Buste de Cléopâtre-Séléné VII, femme de Juba II
Avec Les enfants d’Alexandrie, paru chez Albin Michel, Françoise Chandernagor fait à la fois profession d’historienne, de romancière et, pourquoi pas, de moraliste. Tout en brossant un tableau complexe de la République romaine au temps des rivalités entre Octave et Marc Antoine, elle imagine la vie de Cléopâtre-Séléné, fille du brillant général et de la reine d’Egypte, et nous invite à méditer sur la grandeur et la chute.
Pour retracer le destin malheureux des quatre enfants de Cléopâtre (le fils de Jules César, Ptolémée-César, dit Césarion ; les enfants de Marc Antoine, les jumeaux, le blond Alexandre-Hélios et la noire Cléopâtre-Séléné ; le maladif Ptolémée-Philadelphe), l’historienne puise aux sources historiques les plus fiables. Ainsi, elle reconstruit le Palais Bleu et la nécropole d’Alexandrie la « très brillante », elle nous explique l’art de l’embaumement, la manière de se suicider, elle anime les fêtes des Donations, retrace l’éducation des jeunes princes ou les périples de leurs parents, les amants fastueux, l’Imperator et la Reine des Rois.

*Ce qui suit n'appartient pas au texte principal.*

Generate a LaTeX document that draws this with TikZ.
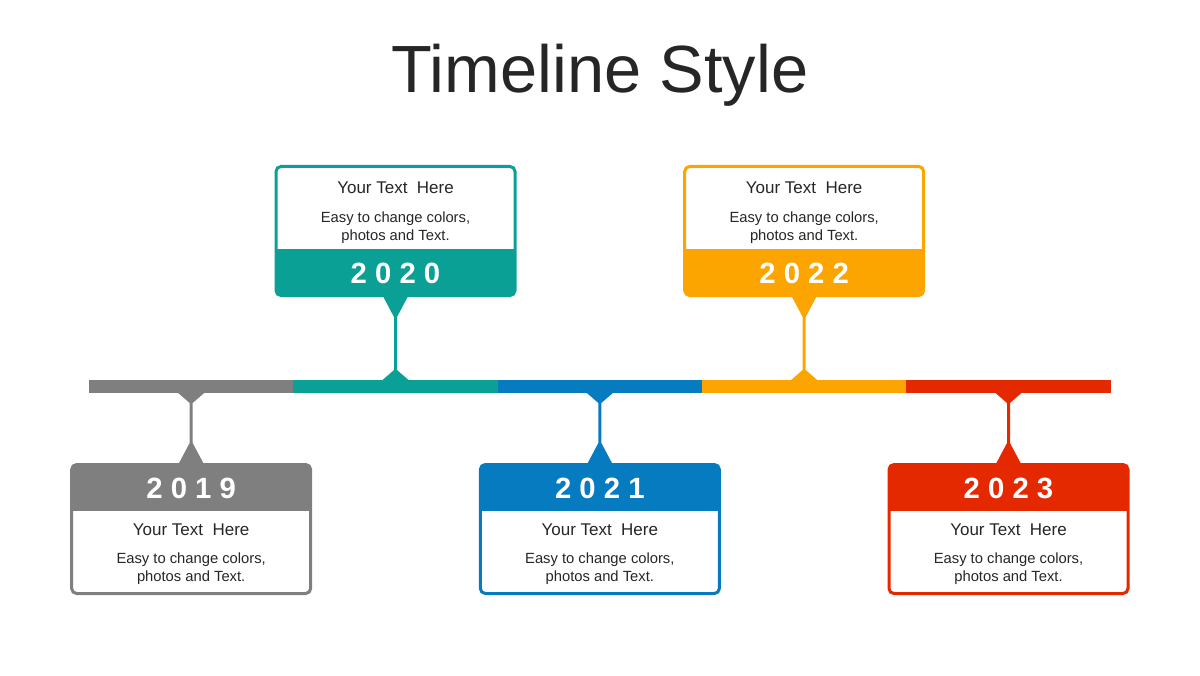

La romancière, quant à elle, nous passionne, lorsqu’elle remplit les vides de l’Histoire, en se penchant sur le sort tragique de la petite Séléné, la seule qu’Octave épargnera lors de la prise d’Alexandrie. On se rappelle que Césarion, fils de Jules César, portait atteinte à la légitimité de son neveu Octave. Elle nous émeut en imaginant ce que fut l’enfance de cette petite fille, amoureuse de son frère aîné et protectrice de son frère puîné, délaissée par ses parents, et livrée aux soins des nourrices et des eunuques. C’est le sort de cette enfant, reine d’une province à six ans, et en même temps « reine oubliée », qu’elle s’attache à nous raconter dans le premier tome de ce qui sera une trilogie. Elle le fait d’une manière paradoxale, Séléné, son point focal, n’étant pas toujours au premier plan. A la fin de ce premier tome, le lecteur abandonne Séléné, à dix ans, alors qu’elle se remémore les paroles de son père : « C’est la loi de la guerre, Séléné, l’enfant d’hier n’existe plus. »
Ce qui fait aussi le grand intérêt de ce livre (qui a reçu le prix Palatine du roman historique), c’est que Françoise Chandernagor explique ses partis-pris et sa manière de travailler le matériau de l’Histoire. Outre les prises de parole de la romancière dans le cours du texte, on sera attentif à la passionnante postface où l’auteur justifie ses choix. Tout en reconnaissant que c’est « une folie de vouloir recréer le monde antique par les images et par les mots », elle dit s’être essayée non à le transposer mais à le rapprocher de nous. Ce faisant, elle se situe exactement dans la perspective des nouvelles traductions des textes antiques, ainsi que l’a fait par exemple Marie Darrieusecq dans Tristes pontiques. Elle fait délibérément le choix d’un langage moderne, qui ne nous semble jamais anachronique. N'a-t-il pas pour but essentiel de « rendre la vie » ?
Car, elle nous explique que, dans un roman historique, et cela pourra surprendre, « le fond des choses soulève plutôt moins de problèmes que leur forme ». En ce qui concerne les personnages, ils sont tous authentiques, sauf les nourrices, les pédagogues et le précepteur des jumeaux. L’auteur a repris le physique « traditionnel » des personnages historiques mais s’est attachée à recréer son héroïne Séléné en romancière, c’est-à-dire telle qu’elle l’a rêvée. Elle est demeurée fidèle aux événements, se conformant à la version la plus répandue chez les historiens modernes, même lorsqu’elle n’y adhérait pas complètement. Plus que la connaissance des faits et des mentalités, c’est surtout la reconstitution des gestes du quotidien (pratiques religieuses, signes de politesse, accents, mimiques…) qui pose des difficultés au romancier.
Le lecteur sera donc séduit par ce livre très documenté, qui a demandé à son auteur six années de recherches et d’écriture. Mais il aimera peut-être surtout cette relation de tendresse que Françoise Chandernagor tisse avec cette petite Séléné, qui lui apparaît d’abord en rêve, tandis qu’un homme hurle « basiléôn Basiléia » et « regum Regina ». Termes grecs et latins qui lui ont permis de ressusciter cette princesse morte, qui ne demandait qu’à vivre.